Making Characters Memorable


So I’m trying to decide if I should spend $200 dollars and go the one day BookExpo America, held by Writer’s Digest Books in Los Angeles. Tomorrow. The biggest draw for me is Donald Maass, agent extraordinaire, and author of Writing the Breakout Novel. What I’d really like is to attend one of his ripping Breakout Novel Intensive Seminars, but there’s not one remotely close this year.

So instead, I could pay $200 to hear him speak/teach for one hour on “Fire in Fiction.” Of course, James Scott Bell is also teaching and could make the time worthwhile, but I’m getting off track.

One reason I would like to hear from Donald Maass and to have him rip apart my writing is because I think he’s identified the keys to creating memorable characters. And it isn’t through research. He doesn’t say this, to be sure, and I suspect he would actually advocate a writer becoming a student of human nature.

However, I suspect he would frown on pulling a list of characteristics from the Myers-Briggs personality test results and plugging them into a character. Rather this method would seem to be the antithesis of his idea that “larger-than-life” characters are, in part, quirky, willing to say or do what average people are afraid to.

Interestingly, Maass does not include “fatal flaw” or even “harmful flaw” as one of the needed elements to create the next Scarlet O’Hara or Bilbo Baggins. You don’t hear that in many Christian writing conferences … at least not the ones I’ve attended. What Maass does say is the character must have an inner conflict.

Which brings to mind a recent discussion on a writers’ email loop about the new breed of hero, the Jack Bauer and Batman types. The interesting thing to me is that Jack Bauer (of the television program 24) is always experiencing inner conflict. His choices are moral in the sense that he adheres to his over arching purpose—to preserve democracy and make the world safe. He struggles, though, against evil leaders, threats to his family, friends who lose sight of that central goal, and against the need to violate another person’s freedoms in order to preserve the lives and freedom of the greater population

In other words, he is god. He becomes the final authority to judge who is an agent of good and how good. But his decisions cost him, which is why he struggles internally.

And thus he becomes larger than life, a hero we remember and cheer, even as we lament his moral choices.
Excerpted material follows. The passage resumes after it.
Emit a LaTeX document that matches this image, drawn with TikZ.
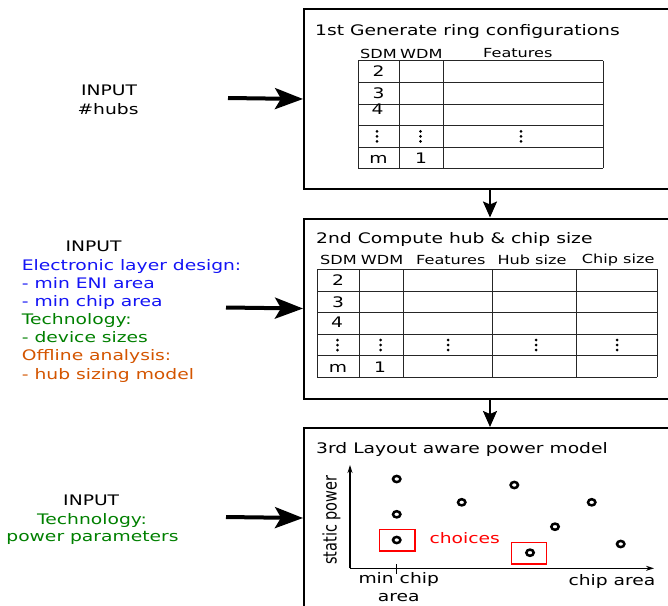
\documentclass[tikz,border=0pt]{standalone}
\usepackage{fontspec}
\setmainfont[FakeStretch=1.29]{DejaVu Sans}
\newfontfamily\plainfont{DejaVu Sans}
\usetikzlibrary{arrows.meta}
\definecolor{inblue}{RGB}{20,20,245}
\definecolor{ingreen}{RGB}{0,128,0}
\definecolor{inorange}{RGB}{212,85,0}
\definecolor{chred}{RGB}{255,0,0}
\tikzset{
  stagebox/.style={draw=black,line width=2pt,minimum width=372pt,minimum height=180pt,anchor=north west,inner sep=0pt},
  txt/.style={inner sep=0pt,font=\fontsize{14.5}{18}\selectfont},
  celltxt/.style={inner sep=0pt,font=\fontsize{14.5}{18}\selectfont},
  tabtxt/.style={inner sep=0pt,font=\fontsize{12.5}{15}\selectfont},
  bigarrow/.style={line width=4pt,-{Stealth[length=28pt,width=21pt,inset=6pt]}},
  smallarrow/.style={line width=2pt,-{Stealth[length=16pt,width=14pt,inset=3pt]}},
  tabline/.style={draw=black!85,line width=1pt},
  ptmark/.style={draw=black,line width=2.5pt},
  choicebox/.style={draw=chred,line width=1.1pt},
  axisline/.style={line width=1.1pt,-{Stealth[length=8pt,width=5pt]}},
}
\newcommand{\vdotsat}[2]{\fill (#1,#2-5) circle (1.5pt); \fill (#1,#2) circle (1.5pt); \fill (#1,#2+5) circle (1.5pt);}
\begin{document}
\begin{tikzpicture}[x=1pt,y=-1pt]
\useasboundingbox (0,0) rectangle (668,605);
\clip (0,0) rectangle (668,605);
\fill[white] (0,0) rectangle (668,605);

% stage boxes
\node[stagebox] (box1) at (303,8) {};
\node[stagebox] (box2) at (303,217.5) {};
\node[stagebox] (box3) at (303,427) {};

\draw[smallarrow] (box1.south -| 490,0) -- (box2.north -| 490,0);
\draw[smallarrow] (box2.south -| 490,0) -- (box3.north -| 490,0);

% ---------- stage 1 ----------
\node[txt,anchor=base west] (t1) at (315,35) {1st Generate ring configurations};
\node[tabtxt,anchor=base west] (h1a) at (360,58) {SDM};
\node[tabtxt,anchor=base west] (h1b) at (400,58) {WDM};
\node[tabtxt,anchor=base west] (h1c) at (483,57) {Features};
\foreach \yy in {60.7,82.3,104,125.7,147,168.3} \draw[tabline] (358.3,\yy) -- (603.3,\yy);
\foreach \xx in {358.3,399.3,443.7,603.3} \draw[tabline] (\xx,60.7) -- (\xx,168.3);
\node[celltxt,anchor=base] (c1a) at (378.5,76.7) {2};
\node[celltxt,anchor=base] (c1b) at (378.5,98.5) {3};
\node[celltxt,anchor=base] (c1c) at (377.5,114.3) {4};
\node[celltxt,anchor=base] (c1d) at (378.5,163.3) {m};
\node[celltxt,anchor=base] (c1e) at (421,163.3) {1};
\vdotsat{377}{136.3}
\vdotsat{420.5}{136.3}
\vdotsat{521}{136.3}

% ---------- stage 2 ----------
\node[txt,anchor=base west] (t2) at (316,243.3) {2nd Compute hub \& chip size};
\node[tabtxt,anchor=base west] (h2a) at (320,264.5) {SDM};
\node[tabtxt,anchor=base west] (h2b) at (360.7,264.5) {WDM};
\node[tabtxt,anchor=base west] (h2c) at (416,264.5) {Features};
\node[tabtxt,anchor=base west] (h2d) at (497.3,264.5) {Hub size};
\node[tabtxt,anchor=base west] (h2e) at (581.7,263) {Chip size};
\foreach \yy in {269.3,291,312.3,334.3,355.7,377.3} \draw[tabline] (317.3,\yy) -- (657.3,\yy);
\foreach \xx in {317.3,359.3,403.3,492.7,576.7,657.3} \draw[tabline] (\xx,269.3) -- (\xx,377.3);
\node[celltxt,anchor=base] (c2a) at (338,285.5) {2};
\node[celltxt,anchor=base] (c2b) at (338,307) {3};
\node[celltxt,anchor=base] (c2c) at (337,327.5) {4};
\node[celltxt,anchor=base] (c2d) at (338,372) {m};
\node[celltxt,anchor=base] (c2e) at (380,372.5) {1};
\vdotsat{337.5}{345}
\vdotsat{380.5}{345}
\vdotsat{448}{345}
\vdotsat{536}{345}
\vdotsat{617}{345}

% ---------- stage 3 ----------
\node[txt,anchor=base west] (t3) at (316,453.3) {3rd Layout aware power model};
\coordinate (orig) at (350,568.3);
\coordinate (ytop) at (350,465);
\coordinate (xend) at (654,568.3);
\draw[axisline] (orig) -- (ytop);
\draw[axisline] (orig) -- (xend);
\draw[line width=1.1pt] (396.7,564) -- (396.7,573.5);
\node[inner sep=0pt,rotate=90,font=\plainfont\fontsize{14.5}{18}\selectfont] (ylab) at (331.5,520) {\scalebox{1}[1.29]{static power}};
\node[txt,anchor=base west] (xl1) at (358.3,583.3) {min chip};
\node[txt,anchor=base west] (xl2) at (377.7,601.7) {area};
\node[txt,anchor=base west] (xl3) at (568.3,585.7) {chip area};
\foreach \px/\py in {396.7/479, 396.7/514.3, 396.7/540, 461.7/502.3, 514.3/485, 555/526.7, 591.7/502.3, 620.7/544, 530/552.7}
  \draw[ptmark] (\px,\py) ellipse (3.7pt and 3.1pt);
\draw[choicebox] (379.3,529.3) rectangle (415,551);
\draw[choicebox] (511.7,542.3) rectangle (546.7,564);
\node[txt,anchor=base west,text=chred] (ch) at (429.3,543.3) {choices};

% ---------- inputs ----------
\node[txt,anchor=base] (in1a) at (109,95) {INPUT};
\node[txt,anchor=base] (in1b) at (108,114.3) {\#hubs};
\coordinate (a1) at (228,98);
\draw[bigarrow] (a1) -- (box1.west);

\node[txt,anchor=base] (in2) at (93.5,251) {INPUT};
\node[txt,anchor=base west,text=inblue] (in2a) at (21.7,270) {Electronic layer design:};
\node[txt,anchor=base west,text=inblue] (in2b) at (21.7,288.3) {- min ENI area};
\node[txt,anchor=base west,text=inblue] (in2c) at (21.7,306.3) {- min chip area};
\node[txt,anchor=base west,text=ingreen] (in2d) at (21.7,324.3) {Technology:};
\node[txt,anchor=base west,text=ingreen] (in2e) at (21.7,342.6) {- device sizes};
\node[txt,anchor=base west,text=inorange] (in2f) at (21.7,360.8) {Offline analysis:};
\node[txt,anchor=base west,text=inorange] (in2g) at (21.7,379.2) {- hub sizing model};
\coordinate (a2) at (226,307.5);
\draw[bigarrow] (a2) -- (box2.west);

\node[txt,anchor=base] (in3) at (91.2,505.7) {INPUT};
\node[txt,anchor=base,text=ingreen] (in3a) at (92,524.3) {Technology:};
\node[txt,anchor=base,text=ingreen] (in3b) at (92.5,541) {power parameters};
\coordinate (a3) at (226,517);
\draw[bigarrow] (a3) -- (box3.west);
\end{tikzpicture}
\end{document}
How much better to create that kind of character (memorable) than to take a list of traits from some personality model and formulate a character (type-cast). I’m not saying there isn’t truth in these professional observations of human nature. But I think writers need to do better, to see people as unique and capable of breaking the mold. Because a test identifies them as a “guardian” or “introverted” or “analytic” doesn’t need to mean the character must therefore behave in a patterned way according to the trait list presented.

In essence, this is where art must overrule science—at least if the characters are to be memorable. And memorable is one thing I’ve decided I what from my characters. Which is why I would like Donald Maass to rip apart my manuscript.